[Python-ideas] PEP 3156: getting the socket or peer name from the transport
Guido van Rossum
guido at python.org
Sun Jan 27 17:28:50 CET 2013
On Sun, Jan 27, 2013 at 4:16 AM, Antoine Pitrou <solipsis at pitrou.net> wrote:
> Le dimanche 27 janvier 2013 à 14:12 +0200, Yuval Greenfield a écrit :
>> On Sun, Jan 27, 2013 at 1:21 PM, Antoine Pitrou <solipsis at pitrou.net>
>> wrote:
>> > Most protocols should be written independent of transport.
>> But it seems to
>> > me that a user might write an entire app as a "protocol".
>>
>>
>> Well, such an assumption can fall flat.
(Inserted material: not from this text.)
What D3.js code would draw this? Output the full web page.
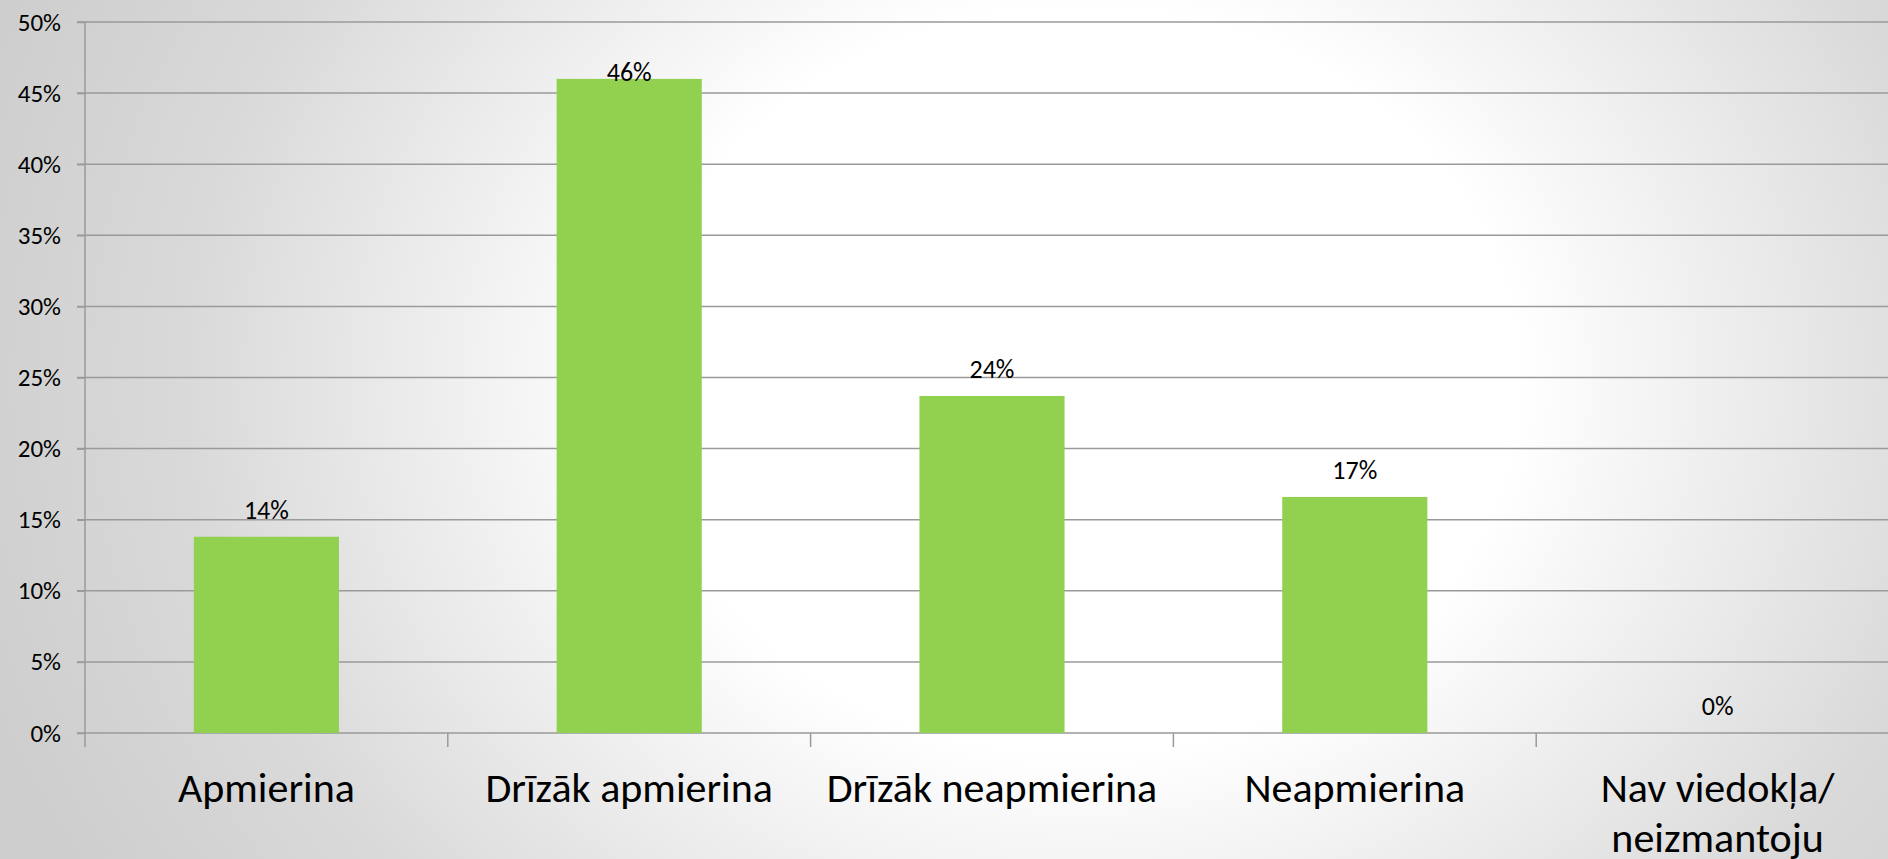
<!DOCTYPE html>
<html>
<head>
<meta charset="utf-8">
<script src="https://cdn.jsdelivr.net/npm/d3@7"></script>
<style>
  html, body { margin: 0; padding: 0; overflow: hidden; }
  body { width: 1888px; height: 859px; }
  text { font-family: Carlito, Lato, "Open Sans", sans-serif; fill: #000; }
</style>
</head>
<body>
<div id="chart"></div>
<script>
// chart data
var categories = ['Apmierina', 'Drīzāk apmierina', 'Drīzāk neapmierina', 'Neapmierina', 'Nav viedokļa/ neizmantoju']
var values = [13.8, 46.0, 23.7, 16.6, 0]
var yTicks = [0, 5, 10, 15, 20, 25, 30, 35, 40, 45, 50]

var width = 1888
var height = 859
var margin = { left: 85, right: -11, top: 22, bottom: 126 }

var svg = d3.select('#chart')
  .append('svg')
  .attr('width', width)
  .attr('height', height)

// slide background: grey edges fading to white in the middle
var defs = svg.append('defs')
var grad = defs.append('radialGradient')
  .attr('id', 'bg')
  .attr('gradientUnits', 'userSpaceOnUse')
  .attr('cx', 1080).attr('cy', 380)
  .attr('r', 1150)
  .attr('gradientTransform', 'translate(1080,380) scale(1,0.85) translate(-1080,-380)')
grad.append('stop').attr('offset', '0').attr('stop-color', '#ffffff')
grad.append('stop').attr('offset', '0.38').attr('stop-color', '#ffffff')
grad.append('stop').attr('offset', '0.78').attr('stop-color', '#d9d9d9')
grad.append('stop').attr('offset', '1').attr('stop-color', '#cecece')

svg.append('rect')
  .attr('width', width)
  .attr('height', height)
  .attr('fill', 'url(#bg)')

var x = d3.scaleBand()
  .domain(categories)
  .range([margin.left, width - margin.right])
  .paddingInner(0.6)
  .paddingOuter(0.3)

var y = d3.scaleLinear()
  .domain([0, 50])
  .range([height - margin.bottom, margin.top])

// horizontal grid lines
svg.append('g')
  .selectAll('line')
  .data(yTicks)
  .enter()
  .append('line')
  .attr('x1', margin.left - 8)
  .attr('x2', width)
  .attr('y1', d => y(d))
  .attr('y2', d => y(d))
  .attr('stroke', '#9a9a9a')
  .attr('stroke-width', 1.5)

// y axis
var yAxis = svg.append('g')
  .attr('transform', 'translate(' + margin.left + ',0)')
  .call(d3.axisLeft(y).tickValues(yTicks).tickSize(8).tickPadding(16).tickFormat(d => d + '%'))
yAxis.select('.domain').remove()
yAxis.selectAll('line').attr('stroke', '#9a9a9a').attr('stroke-width', 1.5)
yAxis.selectAll('text')
  .style('font-family', 'Carlito, Lato, sans-serif')
  .style('font-size', '25px')
  .attr('fill', '#000')

// vertical axis line and category separators
svg.append('line')
  .attr('x1', margin.left).attr('x2', margin.left)
  .attr('y1', y(50)).attr('y2', y(0) + 14)
  .attr('stroke', '#9a9a9a').attr('stroke-width', 1.5)

var step = x.step()
svg.append('g')
  .selectAll('line')
  .data(categories)
  .enter()
  .append('line')
  .attr('x1', d => x(d) - step * 0.3 + step)
  .attr('x2', d => x(d) - step * 0.3 + step)
  .attr('y1', y(0))
  .attr('y2', y(0) + 14)
  .attr('stroke', '#9a9a9a')
  .attr('stroke-width', 1.5)

// bars
svg.append('g')
  .selectAll('rect')
  .data(values)
  .enter()
  .append('rect')
  .attr('x', (d, i) => x(categories[i]))
  .attr('width', x.bandwidth())
  .attr('y', d => y(d))
  .attr('height', d => y(0) - y(d))
  .attr('fill', '#92d050')

// value labels
svg.append('g')
  .selectAll('text')
  .data(values)
  .enter()
  .append('text')
  .attr('x', (d, i) => x(categories[i]) + x.bandwidth() / 2)
  .attr('y', d => Math.max(y(d) - 18, 81))
  .attr('text-anchor', 'middle')
  .style('font-size', '26px')
  .text(d => Math.round(d) + '%')

// category labels (wrapped after the slash)
var catLabels = svg.append('g')
  .selectAll('text')
  .data(categories)
  .enter()
  .append('text')
  .attr('text-anchor', 'middle')
  .style('font-size', '42px')
  .attr('x', d => x(d) + x.bandwidth() / 2)
  .attr('y', 802)

catLabels.each(function (d) {
  var lines = d.split('/ ')
  var t = d3.select(this)
  lines.forEach(function (line, i) {
    t.append('tspan')
      .attr('x', x(d) + x.bandwidth() / 2)
      .attr('dy', i == 0 ? 0 : 50)
      .text(i < lines.length - 1 ? line + '/' : line)
  })
})
</script>
</body>
</html>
For example,
>> certificate
>> checking in HTTPS expects that the transport is some version
>> of TLS or
>> SSL: http://tools.ietf.org/html/rfc2818.html#section-3.1
>>
>>
>> I'm not sure I understood your reply. You'd be for an api that exposes
>> the underlying transport? I meant to say that "an entire app" entails
>> control over the subtleties of the underlying transport.
>
> What I meant is that the HTTP protocol needs to know that it is running
> over a secure transport, and it needs to fetch the server certificate
> from that transport (or, alternatively, it needs to have one of its
> callbacks called by the transport when the certificate is known). That's
> not entirely transport-agnostic.
Yeah, it sounds like in the end having access to the socket itself (if
there is one) may be necessary. I suppose there are a number of
different ways to handle that specific use case, but it seems clear
that we can't anticipate all use cases. I'd rather have a simpler
abstraction with an escape hatch than attempting to codify more use
cases into the abstraction. We can always iterate on the design after
Python 3.4, if there's a useful generalization we didn't anticipate.